The federal government has begun consulting on its planned crackdown on doxxing, revealing more information on what practices will be included in the new scheme.

It will now cover the release of sensitive information that could lead to public embarrassment, leading to concerns over the scope of the reforms.

The government last month announced plans to introduce new laws to criminalise doxxing, which it defined as the “targeted and malicious release of personal information without permission”.

This was in response to the publishing of a WhatsApp chat comprising Jewish writers and artists by pro-Palestinian activists, which was branded “disturbing” by Attorney-General Mark Dreyfus.

Dreyfus has now launched a two-week public consultation period for these measures, which he said would complement planned reforms to the Privacy Act.

“The Albanese government takes the protection of Australians’ privacy and personal information very seriously,” Dreyfus said.

“The increasing use of online platforms to harm people through practices like doxxing, the malicious release of their personal information without their permission, is a deeply disturbing development.”

Along with the consultation, the government will also be holding a roundtable discussion on the reforms with key stakeholders, including those with lived experience and media organisations, in an effort to balance competing rights.

The call for submissions to the consultation reveals some details on how the government will approach the crackdown on doxxing.

The government will be defining doxxing as the “intentional online exposure of an individual’s identity, private information or personal details without their consent”.

It outlined three types of doxxing that will be included in the reforms: de-anonymising, targeting and de-legitimising.

De-anonymising doxxing is “revealing the identity of someone who was previously anonymous”, such as through the use of a pseudonym, according to the government.

It has defined targeting doxxing as “revealing specific information about someone that allows them to be contacted or located”, such as their phone number, address, or account username.

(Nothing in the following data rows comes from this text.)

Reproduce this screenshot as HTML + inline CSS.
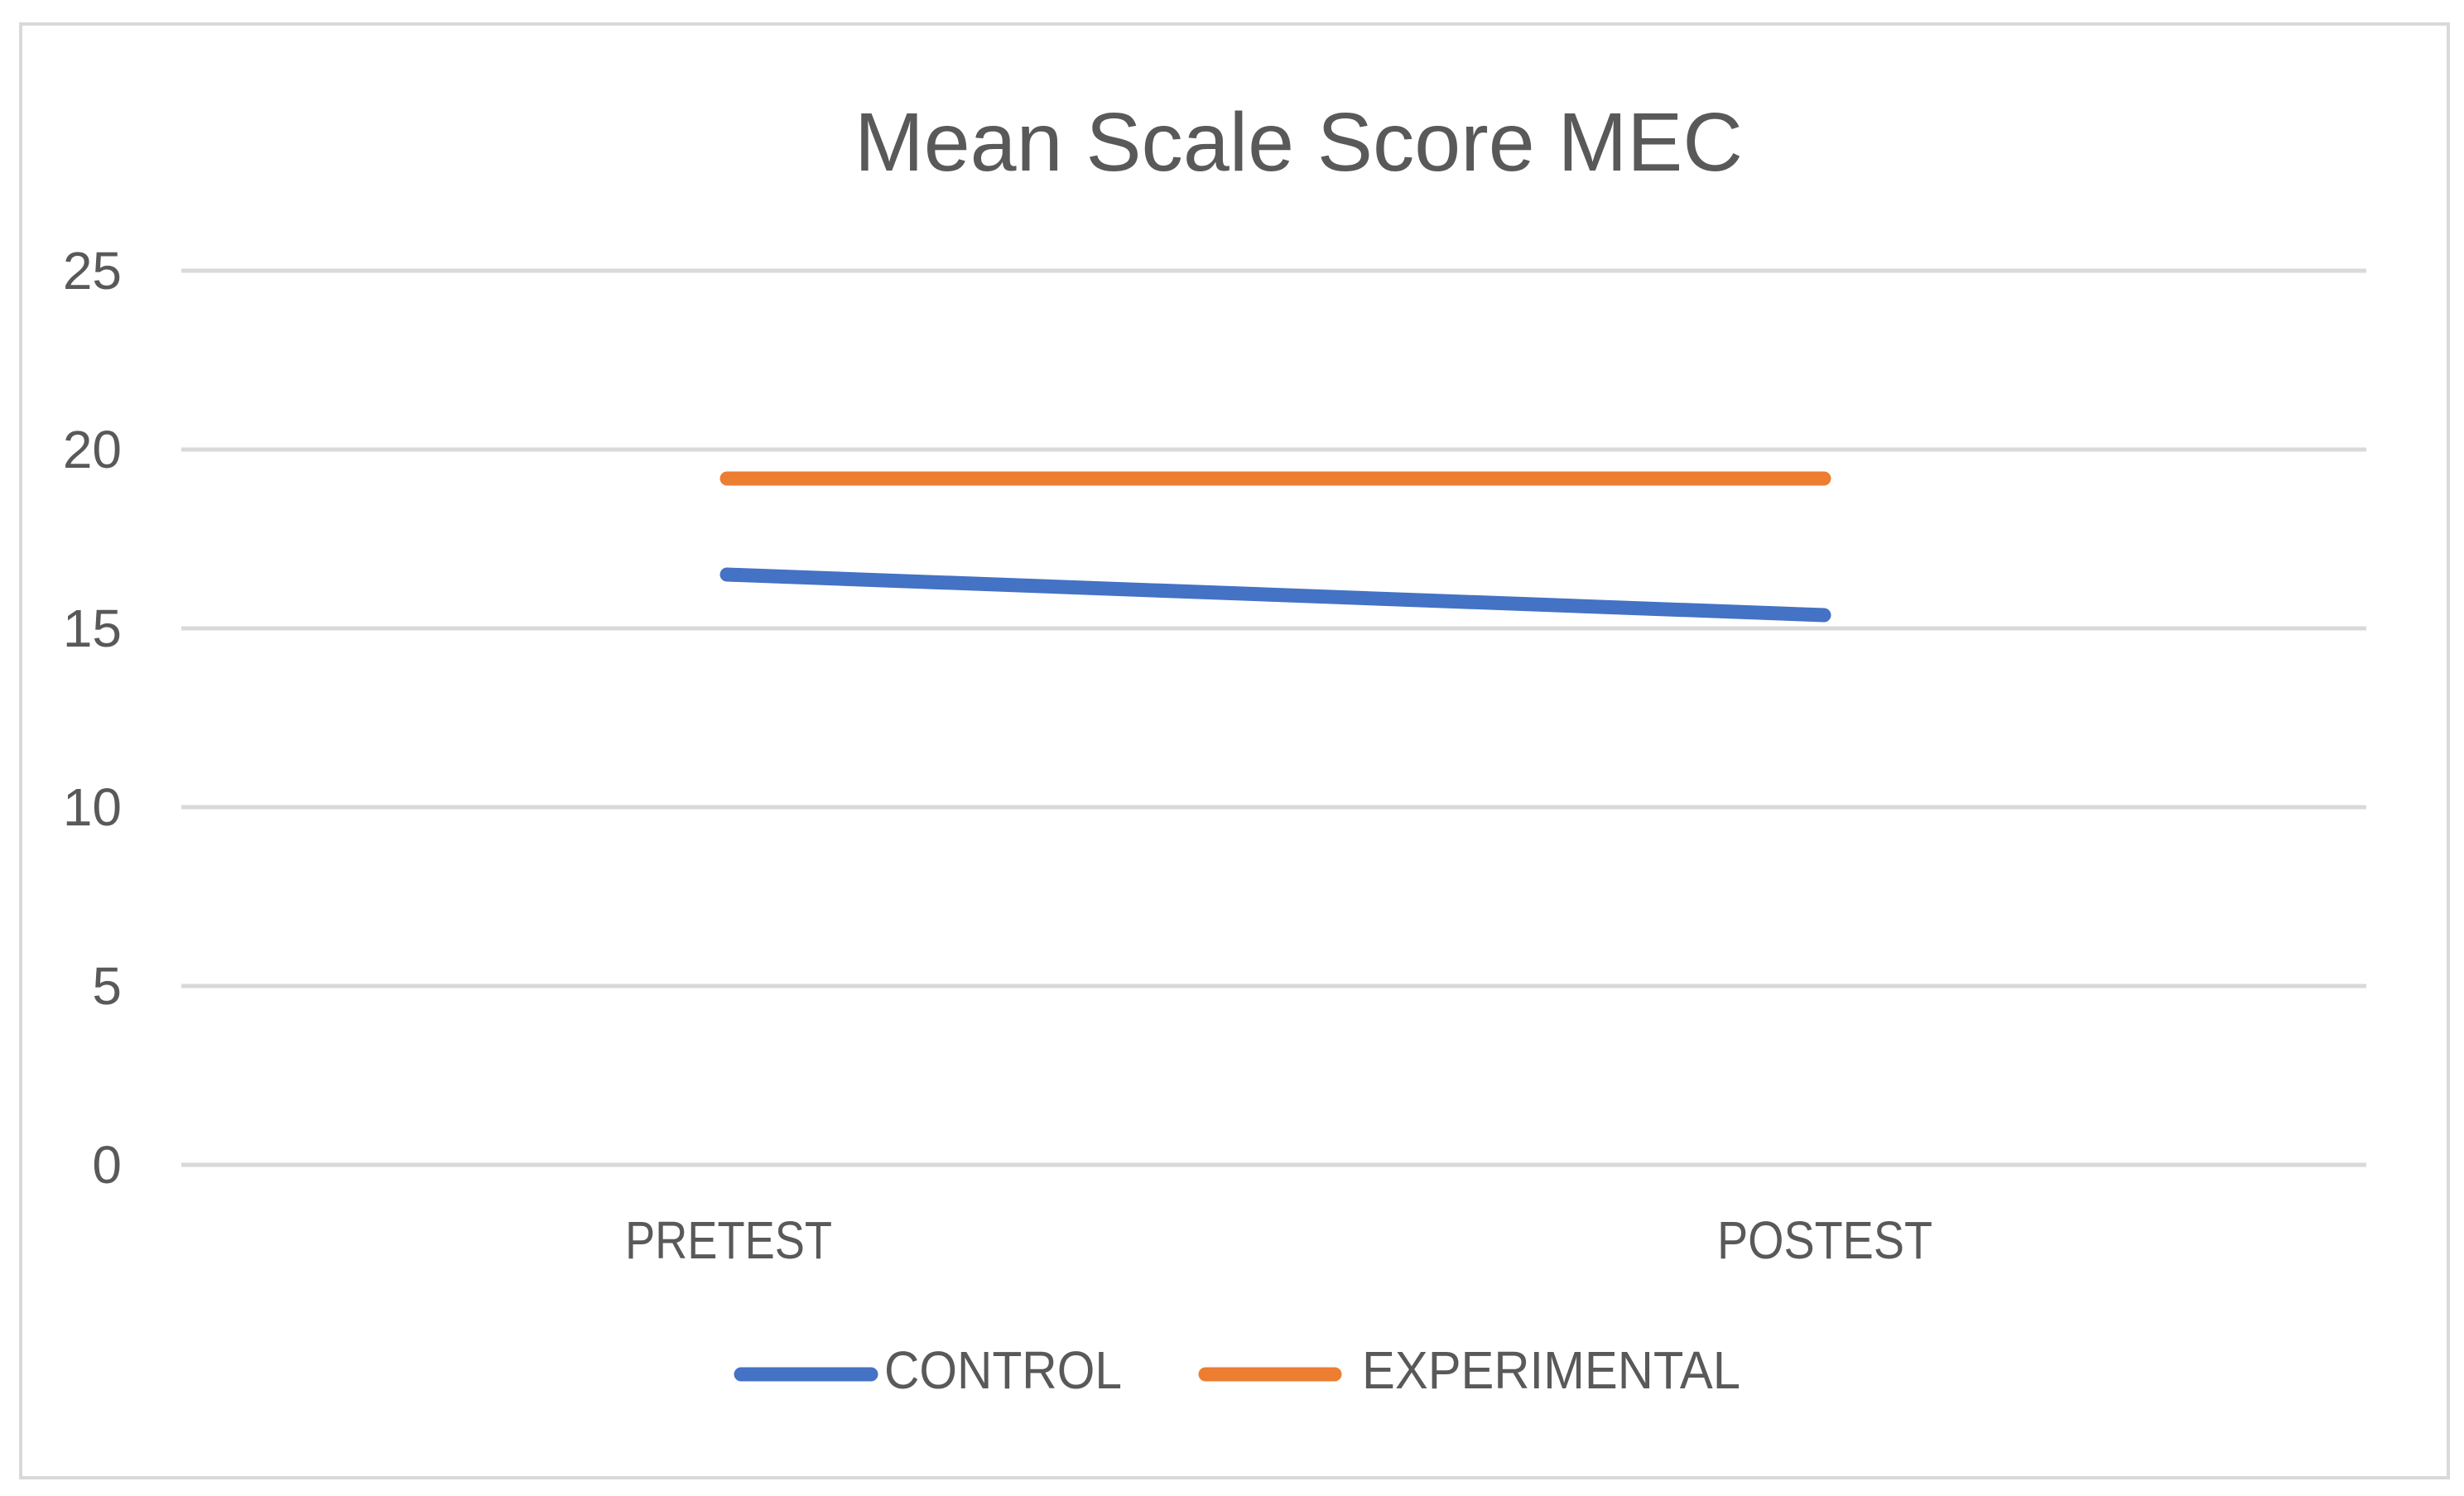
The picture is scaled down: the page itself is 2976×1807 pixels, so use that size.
<!DOCTYPE html>
<html><head><meta charset="utf-8"><style>
html,body{margin:0;padding:0;background:#fff;}
svg{display:block;}
text{font-family:"Liberation Sans",sans-serif;fill:#595959;}
</style></head><body>
<svg width="2976" height="1807" viewBox="0 0 2976 1807" xmlns="http://www.w3.org/2000/svg">
<rect x="25" y="29" width="2932" height="1756" fill="#fff" stroke="#d9d9d9" stroke-width="4"/>
<text x="1032" y="206" font-size="100" textLength="1073" lengthAdjust="spacingAndGlyphs">Mean Scale Score  MEC</text>
<g stroke="#d9d9d9" stroke-width="5">
<line x1="219" y1="327" x2="2858" y2="327"/>
<line x1="219" y1="543" x2="2858" y2="543"/>
<line x1="219" y1="759" x2="2858" y2="759"/>
<line x1="219" y1="975" x2="2858" y2="975"/>
<line x1="219" y1="1191" x2="2858" y2="1191"/>
<line x1="219" y1="1407" x2="2858" y2="1407"/>
</g>
<g font-size="64" text-anchor="end">
<text x="147" y="349">25</text>
<text x="147" y="565">20</text>
<text x="147" y="781">15</text>
<text x="147" y="997">10</text>
<text x="147" y="1213">5</text>
<text x="147" y="1429">0</text>
</g>
<line x1="878" y1="578" x2="2203" y2="578" stroke="#ED7D31" stroke-width="17" stroke-linecap="round"/>
<line x1="878" y1="694" x2="2203" y2="743" stroke="#4472C4" stroke-width="17" stroke-linecap="round"/>
<text x="755" y="1520" font-size="64" textLength="250" lengthAdjust="spacingAndGlyphs">PRETEST</text>
<text x="2074" y="1520" font-size="64" textLength="260" lengthAdjust="spacingAndGlyphs">POSTEST</text>
<line x1="895" y1="1660" x2="1052" y2="1660" stroke="#4472C4" stroke-width="17" stroke-linecap="round"/>
<text x="1068" y="1677" font-size="64" textLength="287" lengthAdjust="spacingAndGlyphs">CONTROL</text>
<line x1="1456" y1="1660" x2="1612" y2="1660" stroke="#ED7D31" stroke-width="17" stroke-linecap="round"/>
<text x="1645" y="1677" font-size="64" textLength="457" lengthAdjust="spacingAndGlyphs">EXPERIMENTAL</text>
</svg>
</body></html>
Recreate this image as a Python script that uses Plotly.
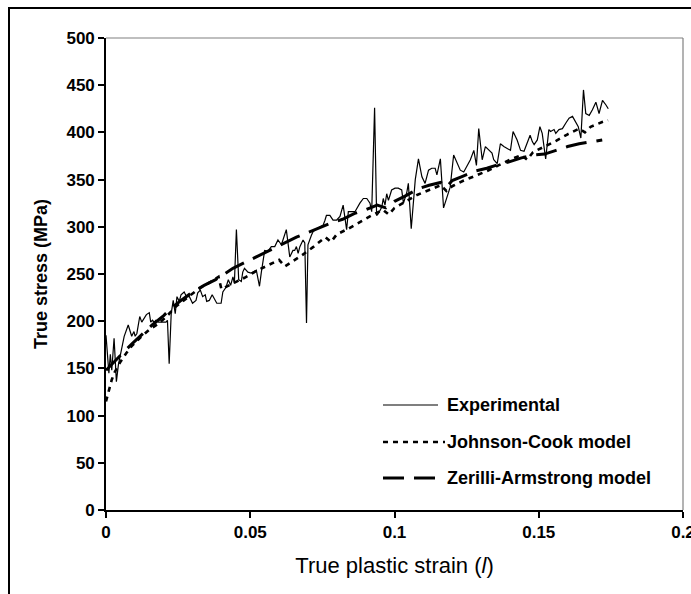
import plotly.graph_objects as go

# ---------------- data ----------------
exp_strain = [0.0000, 0.0005, 0.0010, 0.0015, 0.0020, 0.0028, 0.0036, 0.0043, 0.0050, 0.0063,
              0.0077, 0.0089, 0.0097, 0.0101, 0.0107, 0.0117, 0.0124, 0.0132, 0.0140, 0.0150,
              0.0155, 0.0161, 0.0167, 0.0173, 0.0182, 0.0208, 0.0213, 0.0219, 0.0226, 0.0233,
              0.0240, 0.0246, 0.0254, 0.0260, 0.0271, 0.0279, 0.0289, 0.0300, 0.0312, 0.0318,
              0.0327, 0.0335, 0.0344, 0.0349, 0.0358, 0.0368, 0.0376, 0.0384, 0.0399, 0.0405,
              0.0416, 0.0424, 0.0432, 0.0440, 0.0445, 0.0452, 0.0460, 0.0469, 0.0474, 0.0480,
              0.0492, 0.0503, 0.0521, 0.0532, 0.0538, 0.0550, 0.0561, 0.0573, 0.0585, 0.0596,
              0.0608, 0.0619, 0.0625, 0.0637, 0.0648, 0.0654, 0.0660, 0.0666, 0.0672, 0.0683,
              0.0689, 0.0695, 0.0700, 0.0712, 0.0718, 0.0730, 0.0741, 0.0753, 0.0759, 0.0764,
              0.0776, 0.0787, 0.0799, 0.0811, 0.0822, 0.0834, 0.0840, 0.0851, 0.0863, 0.0880,
              0.0892, 0.0904, 0.0915, 0.0921, 0.0931, 0.0938, 0.0944, 0.0956, 0.0961, 0.0967,
              0.0973, 0.0979, 0.0990, 0.1002, 0.1013, 0.1025, 0.1031, 0.1043, 0.1048, 0.1058,
              0.1072, 0.1083, 0.1095, 0.1106, 0.1118, 0.1129, 0.1141, 0.1147, 0.1159, 0.1170,
              0.1193, 0.1205, 0.1217, 0.1228, 0.1240, 0.1252, 0.1263, 0.1275, 0.1284, 0.1292,
              0.1304, 0.1315, 0.1327, 0.1338, 0.1344, 0.1356, 0.1367, 0.1379, 0.1402, 0.1411,
              0.1425, 0.1437, 0.1449, 0.1460, 0.1470, 0.1478, 0.1484, 0.1495, 0.1504, 0.1512,
              0.1524, 0.1535, 0.1541, 0.1553, 0.1559, 0.1570, 0.1582, 0.1594, 0.1605, 0.1617,
              0.1628, 0.1637, 0.1646, 0.1655, 0.1663, 0.1675, 0.1686, 0.1698, 0.1709, 0.1721,
              0.1733, 0.1741]
exp_stress = [185, 160, 145, 165, 148, 182, 136, 154, 165, 184,
              196, 184, 189, 184, 187, 205, 199, 203, 207, 209,
              199, 201, 199, 201, 199, 199, 201, 155, 208, 222,
              208, 226, 221, 228, 231, 226, 226, 219, 222, 230,
              233, 226, 228, 221, 222, 228, 224, 219, 219, 231,
              236, 244, 238, 247, 240, 297, 244, 242, 252, 256,
              252, 251, 254, 237, 251, 275, 274, 279, 279, 286,
              281, 293, 297, 268, 275, 275, 279, 272, 279, 286,
              283, 198, 281, 291, 295, 298, 300, 302, 307, 312,
              312, 307, 307, 311, 323, 297, 316, 316, 316, 325,
              330, 330, 325, 316, 426, 312, 314, 321, 330, 323,
              335, 328, 339, 341, 341, 339, 325, 337, 346, 298,
              350, 372, 353, 346, 360, 362, 362, 355, 372, 320,
              342, 376, 367, 360, 358, 364, 371, 381, 365, 404,
              371, 385, 381, 378, 371, 367, 388, 385, 381, 401,
              392, 381, 380, 390, 397, 390, 387, 392, 406, 399,
              372, 403, 401, 403, 399, 403, 404, 410, 415, 417,
              411, 406, 394, 445, 420, 418, 424, 432, 420, 434,
              429, 425]

jc_strain = [0.000, 0.001, 0.002, 0.003, 0.005, 0.007, 0.009, 0.012, 0.015, 0.018,
             0.021, 0.024, 0.028, 0.032, 0.036, 0.039, 0.040, 0.044, 0.048, 0.052,
             0.056, 0.060, 0.062, 0.064, 0.068, 0.072, 0.076, 0.078, 0.080, 0.084,
             0.088, 0.092, 0.096, 0.098, 0.100, 0.104, 0.108, 0.112, 0.116, 0.118,
             0.120, 0.124, 0.128, 0.132, 0.136, 0.140, 0.144, 0.146, 0.148, 0.152,
             0.156, 0.160, 0.164, 0.166, 0.168, 0.172, 0.174]
jc_stress = [115, 127, 138, 146, 157, 166, 174, 183, 191, 197,
             205, 215, 225, 234, 241, 247, 234, 240, 246, 253,
             259, 265, 258, 262, 270, 279, 289, 284, 292, 298,
             305, 312, 318, 313, 320, 327, 334, 339, 344, 338,
             343, 349, 354, 359, 365, 371, 376, 371, 379, 385,
             391, 398, 404, 400, 406, 411, 413]

za_strain = [0.000, 0.003, 0.006, 0.009, 0.012, 0.016, 0.020, 0.022, 0.026, 0.030,
             0.034, 0.038, 0.040, 0.044, 0.048, 0.052, 0.056, 0.060, 0.063, 0.066,
             0.070, 0.074, 0.078, 0.082, 0.086, 0.090, 0.094, 0.097, 0.100, 0.104,
             0.108, 0.112, 0.116, 0.118, 0.120, 0.124, 0.128, 0.132, 0.136, 0.140,
             0.144, 0.148, 0.152, 0.156, 0.160, 0.164, 0.168, 0.172]
za_stress = [148, 158, 167, 176, 185, 196, 206, 212, 222, 231,
             238, 244, 248, 256, 262, 268, 274, 280, 284, 289,
             294, 299, 304, 308, 314, 318, 323, 320, 327, 333,
             340, 344, 347, 342, 349, 354, 359, 362, 366, 369,
             373, 376, 377, 381, 385, 388, 390, 392]

x_ticks = [0, 0.05, 0.1, 0.15, 0.2]
x_ticktext = ["0", "0.05", "0.1", "0.15", "0.2"]
y_ticks = [0, 50, 100, 150, 200, 250, 300, 350, 400, 450, 500]
y_ticktext = ["0", "50", "100", "150", "200", "250", "300", "350", "400", "450", "500"]

series_names = ["Experimental", "Johnson-Cook model", "Zerilli-Armstrong model"]

# ---------------- figure ----------------
FONT = "Arial, Liberation Sans, sans-serif"
W, H = 691, 594
L, R, T, B = 106, 8, 38, 84
pw, ph = W - L - R, H - T - B

def px_x(p):
    return (p - L) / pw

def px_y(p):
    return (H - B - p) / ph

fig = go.Figure()
fig.add_trace(go.Scatter(x=exp_strain, y=exp_stress, mode="lines", name=series_names[0],
                         line=dict(color="black", width=1.2), showlegend=False))
fig.add_trace(go.Scatter(x=jc_strain, y=jc_stress, mode="lines", name=series_names[1],
                         line=dict(color="black", width=2.6, dash="5px,5px"), showlegend=False))
fig.add_trace(go.Scatter(x=za_strain, y=za_stress, mode="lines", name=series_names[2],
                         line=dict(color="black", width=3, dash="21px,10px"), showlegend=False))

shapes = []
# outer chart frame (extends past the window on right and bottom)
shapes.append(dict(type="rect", xref="paper", yref="paper",
                   x0=px_x(9), x1=1.2, y0=-0.3, y1=px_y(8),
                   line=dict(color="black", width=2), fillcolor="rgba(0,0,0,0)"))
# gray top/right plot-area borders
shapes.append(dict(type="line", xref="paper", yref="paper", x0=0, x1=1, y0=1, y1=1,
                   line=dict(color="#808080", width=1.2)))
shapes.append(dict(type="line", xref="paper", yref="paper", x0=1, x1=1, y0=0, y1=1,
                   line=dict(color="#808080", width=1.2)))

# manual legend
leg = [
    (series_names[0], 405, 438, dict(color="black", width=1.2)),
    (series_names[1], 442, 445, dict(color="black", width=2.6, dash="5px,5px")),
    (series_names[2], 478, 438, dict(color="black", width=3, dash="21px,10px")),
]
annotations = []
for name, ypx, xend, ln in leg:
    shapes.append(dict(type="line", xref="paper", yref="paper",
                       x0=px_x(383), x1=px_x(xend), y0=px_y(ypx), y1=px_y(ypx), line=ln))
    annotations.append(dict(text=f"<b>{name}</b>", xref="paper", yref="paper",
                            x=px_x(445), y=px_y(ypx), xanchor="left", yanchor="middle",
                            showarrow=False, font=dict(family=FONT, size=18, color="black")))

fig.update_layout(
    width=W, height=H,
    margin=dict(l=L, r=R, t=T, b=B, pad=0),
    paper_bgcolor="white", plot_bgcolor="white",
    font=dict(family=FONT, color="black"),
    shapes=shapes, annotations=annotations,
    showlegend=False,
)
fig.update_xaxes(
    range=[0, 0.2], tickvals=x_ticks, ticktext=[f"<b>{t}</b>" for t in x_ticktext],
    showgrid=False, zeroline=False,
    showline=True, linecolor="black", linewidth=1.6,
    ticks="outside", ticklen=6, tickwidth=1.5, tickcolor="black",
    ticklabeloverflow="allow",
    tickfont=dict(family=FONT, size=17, color="black"),
    title=dict(text="True plastic strain (<i>l</i>)", standoff=16,
               font=dict(family=FONT, size=22, color="black")),
    automargin=False,
)
fig.update_yaxes(
    range=[0, 500], tickvals=y_ticks, ticktext=[f"<b>{t}</b>" for t in y_ticktext],
    showgrid=False, zeroline=False,
    showline=True, linecolor="black", linewidth=1.6,
    ticks="outside", ticklen=6, tickwidth=1.5, tickcolor="black",
    tickfont=dict(family=FONT, size=17, color="black"),
    title=dict(text="<b>True stress (MPa)</b>", standoff=14,
               font=dict(family=FONT, size=18, color="black")),
    automargin=False,
)

fig.write_html("out.html")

The third type of doxxing, dubbed de-legitimising, is the revealing of “sensitive or intimate information about someone that can damage their credibility or reputation”, such as their financial or medical records, or personal messages and photos.

The harm resulting from these acts can include the targets being left vulnerable or fearful of public embarrassment, humiliation or shaming, the consultation page said, such as from discrimination based on personal characteristics or damage to reputation.

Privacy Act amendments

The government’s crackdown will involve the tailoring of existing or planned Privacy Act reforms to target the practice of doxxing.

These include the planned introduction of a new statutory tort for serious invasions of privacy, allowing individuals to seek redress through the courts if they are the victim of doxxing, greater control and transparency over personal information, and the progression of other privacy reforms.

The further release of information on the doxxing reforms are as “clear as mud”, according to Greens digital rights spokesperson David Shoebridge, and have “only added to the already considerable confusion about their plans and the harms they are seeking to address”.

“These doxxing laws appear to be a knee-jerk reaction rather than a serious attempt to identify where doxxing is really occurring and causing harm to individuals,” Shoebridge said.

“The current proposal is confused and unhelpful.”

Shoebridge raised questions over what will be included under the doxxing reforms.

“Of the three examples of types of doxxing provided in the consultation, one is clearly doxxing while the other two are margin calls at best – that’s a very troubling start,” he said.

“The law should respond very seriously to situations where a person’s contact information and location are shared with the clear intent for others to cause them harm. That’s the core of doxxing and that’s what any law reform should target.

“If this is done poorly, doxxing may end up being used just like our defamation laws which are often used as a weapon to protect the reputations of the rich and powerful rather than a shield for people who genuinely need help.”